PG&E’s new $6 billion wildfire mitigation plan calls for more underground power lines in North Bay

The utility will bury close to 72 miles of power lines in Sonoma, Napa, Lake, Marin and Mendocino counties as it spends $5.9 billion statewide this year to reduce the risk of wildfires tied to its grid.|

Pacific Gas and Electric Co. will bury close to 72 miles of electrical lines in Sonoma, Napa, Lake, Marin and Mendocino counties, part of its $5.9 billion spending plan for this year to reduce the wildfire risks presented by its sprawling power grid.

The 2022 wildfire mitigation plan, filed Friday with the state Public Utilities Commission, outlines PG&E’s efforts to ensure “safe, reliable and affordable energy amid a changing climate and evolving wildfire threat,” according to a news release that accompanied the filing.

The more than 1,000-page document, an annual filing required by the state, outlines both the utility’s immediate steps and long-term efforts to reduce risks of catastrophic fires tied to its equipment.

Amid the onslaught of global climate change, the utility has been blamed for a growing number of destructive and deadly infernos that have devastated communities from the Bay Area to the Sierra Nevada over the past decade. Its liabilities from the 2017 North Bay fires and the 2018 Camp fire in Butte County led the utility to declare bankruptcy in 2019.

A succession of top executives, under orders from judges and state regulators, have pledged to do ever more — and at greater cost to ratepayers — to address the utility’s role in California’s wildfire crisis.

“PG&E has taken a stand that catastrophic wildfires shall stop,“ CEO Patti Poppe said in a Friday news release.

By 2022, the utility will have spent $15 billion on wildfire mitigation, according to its Friday filing with the Public Utilities Commission.

In addition to its plans to bury more power lines underground, the company this year will install more high-definition wildfire alert cameras and weather stations and expand technologies that automatically shut off power when trees or branches fall onto electrical lines.The company also intends to conduct brush clearance along 1,800 miles of lines in high fire-risk areas across its territory in Northern and Central California.
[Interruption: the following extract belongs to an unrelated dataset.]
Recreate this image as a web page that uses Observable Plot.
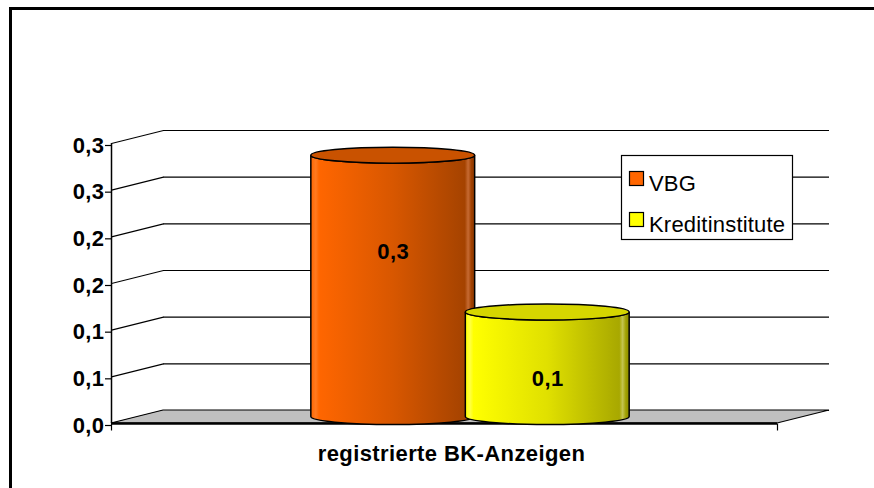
<!DOCTYPE html>
<html><head><meta charset="utf-8">
<script src="https://cdn.jsdelivr.net/npm/d3@7"></script>
<script src="https://cdn.jsdelivr.net/npm/@observablehq/plot@0.6"></script>
<style>html,body{margin:0;padding:0;background:#fff;overflow:hidden;} svg{display:block;overflow:hidden}</style>
</head><body><div id="chart"></div>
<script>
// ---- data ----
const category = "registrierte BK-Anzeigen";
const series = ["VBG", "Kreditinstitute"];
const values = [0.28, 0.112];
const valueLabels = ["0,3", "0,1"];
const yTicks = [0, 0.05, 0.1, 0.15, 0.2, 0.25, 0.3];
const yTickLabels = ["0,0", "0,1", "0,1", "0,2", "0,2", "0,3", "0,3"];

// ---- styles / layout ----
const sideGradients = [
  [["0%","#FF6600"],["3%","#FF7A20"],["5%","#FF6600"],["50%","#D85700"],["94%","#A54300"],["96%","#C66A32"],["98%","#A04000"],["100%","#8A3700"]],
  [["0%","#FFFF00"],["3%","#FFFF40"],["5%","#FFFF00"],["50%","#E0E000"],["94%","#A8A800"],["96%","#C4C450"],["98%","#A0A000"],["100%","#8C8C00"]]
];
const topColors = ["#C95200", "#D6D600"];
const swatchColors = ["#FF6600", "#FFFF00"];
const labelNudge = [-34, 14];
const W = 874, H = 488, L = 111, R = 777, T = 143, B = 423;
const depthDx = 52, depthDy = -13;
const xPerPx = 1 / (R - L), yPerPx = 0.3 / (B - T);
const depthX = depthDx * xPerPx, depthY = -depthDy * yPerPx;
const barCenters = [0.384, 0.616];
const barWidth = 0.246;
const font = "'Liberation Sans', Arial, Helvetica, sans-serif";

const rows = series.map((s, i) => ({series: s, value: values[i], label: valueLabels[i], i}));

function frameMark(index, scales) {
  const g = d3.create("svg:g");
  g.append("line").attr("x1", 10.5).attr("x2", 10.5).attr("y1", 7).attr("y2", H)
    .attr("stroke", "#000").attr("stroke-width", 3);
  g.append("line").attr("x1", 9).attr("x2", W).attr("y1", 8.5).attr("y2", 8.5)
    .attr("stroke", "#000").attr("stroke-width", 3);
  return g.node();
}

function floorMark(index, scales) {
  const g = d3.create("svg:g");
  const p = [[scales.x(0), scales.y(0)], [scales.x(1), scales.y(0)],
             [scales.x(1 + depthX), scales.y(depthY)], [scales.x(depthX), scales.y(depthY)]];
  g.append("path").attr("d", "M" + p.map(q => q.join(",")).join("L") + "Z")
    .attr("fill", "#C0C0C0").attr("stroke", "#000").attr("stroke-width", 1.2);
  return g.node();
}

function cylinderMark(index, scales) {
  const g = d3.create("svg:g");
  const defs = g.append("defs");
  rows.forEach((r, i) => {
    const lg = defs.append("linearGradient").attr("id", "side" + i)
      .attr("x1", "0").attr("x2", "1").attr("y1", "0").attr("y2", "0");
    sideGradients[i].forEach(([o, c]) => lg.append("stop").attr("offset", o).attr("stop-color", c));
  });
  rows.forEach((r, i) => {
    const cx = scales.x(barCenters[i]) + depthDx / 2;
    const rx = (scales.x(barWidth) - scales.x(0)) / 2;
    const ry = 8;
    const yTop = scales.y(r.value) + depthDy / 2;
    const yBot = scales.y(0) + depthDy / 2;
    g.append("path")
      .attr("d", `M${cx - rx},${yTop}V${yBot}A${rx},${ry} 0 0 0 ${cx + rx},${yBot}V${yTop}A${rx},${ry} 0 0 1 ${cx - rx},${yTop}Z`)
      .attr("fill", `url(#side${i})`).attr("stroke", "#000").attr("stroke-width", 1.5);
    g.append("ellipse").attr("cx", cx).attr("cy", yTop).attr("rx", rx).attr("ry", ry)
      .attr("fill", topColors[i]).attr("stroke", "#000").attr("stroke-width", 1.5);
  });
  return g.node();
}

function legendMark(index, scales) {
  const g = d3.create("svg:g").attr("text-anchor", "start");
  g.append("rect").attr("x", 621.5).attr("y", 155.5).attr("width", 171).attr("height", 84)
    .attr("fill", "#fff").attr("stroke", "#000").attr("stroke-width", 1.2);
  series.forEach((s, i) => {
    const y0 = 171.5 + i * 41;
    g.append("rect").attr("x", 629.5).attr("y", y0).attr("width", 14).attr("height", 14)
      .attr("fill", swatchColors[i]).attr("stroke", "#000").attr("stroke-width", 1.2);
    g.append("text").attr("x", 649).attr("y", y0 + 19).text(s).attr("text-anchor", "start")
      .attr("font-family", font).attr("font-size", 22).attr("letter-spacing", "0.2px").attr("fill", "#000");
  });
  return g.node();
}

const chart = Plot.plot({
  width: W, height: H,
  marginLeft: L, marginRight: W - R, marginTop: T, marginBottom: H - B,
  x: {domain: [0, 1], axis: null},
  y: {domain: [0, 0.3], axis: null},
  style: {fontFamily: font, background: "#fff", color: "#000"},
  marks: [
    frameMark,
    Plot.link(yTicks, {x1: 0, y1: d => d, x2: depthX, y2: d => d + depthY, stroke: "#000", strokeWidth: 1.2}),
    Plot.ruleY(yTicks, {x1: depthX, x2: 1 + depthX, y: d => d + depthY, stroke: "#000", strokeWidth: 1.2}),
    floorMark,
    Plot.ruleY([0], {x1: 0, x2: 1, stroke: "#000", strokeWidth: 2.5}),
    Plot.link([0, 1], {x1: d => d, x2: d => d, y1: 0, y2: -7 * yPerPx, stroke: "#000", strokeWidth: 1.2}),
    Plot.ruleX([0], {y1: 0, y2: 0.3, stroke: "#000", strokeWidth: 1.5}),
    Plot.axisY({ticks: yTicks, tickFormat: d => yTickLabels[yTicks.indexOf(d)], tickSize: 6, tickPadding: 1,
      fontSize: 22, fontWeight: "bold", label: null, anchor: "left", dy: 2, stroke: "#000", strokeWidth: 1.2}),
    legendMark,
    cylinderMark,
    ...rows.map((r, i) => Plot.text([r], {x: barCenters[i], y: d => d.value / 2, text: "label",
      dx: depthDx / 2, dy: depthDy / 2 + labelNudge[i], fontSize: 22, fontWeight: "bold", fill: "#000"})),
    Plot.text([category], {x: 0.5, y: 0, text: d => d, dx: 7, dy: 30, fontSize: 22, fontWeight: "bold", fill: "#000"})
  ]
});
d3.select(chart).selectAll("text").style("letter-spacing", function() {
  return this.getAttribute("font-weight") === "bold" || this.closest("[font-weight='bold']") ? "0.4px" : null;
});
document.getElementById("chart").append(chart);
</script>
</body></html>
In part to pay for wildfire mitigation work, but also to cover a range of grid maintenance and upgrades, PG&E submitted a proposed rate increase to the CPUC last June that would raise the average consumer’s bill by about $1 per day from 2023-2026.

To cover the wildfire mitigation work, customers will see their electricity bills increase a little more than $6 a month in 2022 compared to the previous year’s bills, according to PG&E officials.

The wildfire plan filed includes a more ambitious schedule for mitigation work but does not spell significant changes to the 2023 rate change case. Still, the corporation did not rule out further cost increases for consumers.

PG&E aims to bury 175 miles of power lines across its service territory this year and a total of 3,600 miles by 2026, representing an accelerated pace over last year, when it buried 22 miles in five Northern California counties.

Last year, Poppe pledged the utility would bury about 10,000 miles of power lines in the coming years. She made the July announcement as the Dixie fire tore across the Sierra Nevada, burning 960,000 acres and more than 1,300 homes. The fire, the second largest on record in California, was caused by a tree hitting PG&E power lines, state investigators later ruled.

The company will also install 98 wildfire cameras this year and build 100 new weather stations. PG&E has installed 502 cameras since 2018, the company stated. With the additional stations, the utility will have a weather station every 20 miles along its lines through high fire-risk areas.

Utility officials published the mitigation plan as the company navigates legal cases in state and federal courtrooms across California. In Sonoma County this week, PG&E lawyers indicated to a criminal court judge that they are nearing a deal with county prosecutors who charged the company with 30 criminal counts over the 2019 Kincade fire.

The company faces another forthcoming criminal prosecution in Shasta County over the deadly 2020 Zoggs fire. In June 2020, PG&E accepted a plea deal in Butte County for its role in starting the Camp fire, which killed 84 people and destroyed the town of Paradise.

The U.S. Attorney’s Office for the Eastern District of California has also launched an investigation into the Dixie fire.

The utility emerged from bankruptcy in July 2020, but it continues to amass huge liabilities tied to wildfires, including an estimated $2 billion combined for the Kincade, Dixie and Zoggs fires.

In January, the federal judge who oversaw the company’s probation stemming from the deadly 2010 San Bruno pipeline blast gave a scathing review of the utility, which he said had been on a “crime spree” and represented “a continuing menace to California.”

Over a five-year period that began in 2016, “PG&E has been blamed for at least 31 wildfires,” Northern California District Court Judge William Alsup wrote in a Jan. 19 court filing.

“Those fires burned nearly one and one-half million acres, burned 23,956 structures, and killed 113 Californians,” Alsup wrote as he released the utility from federal probation.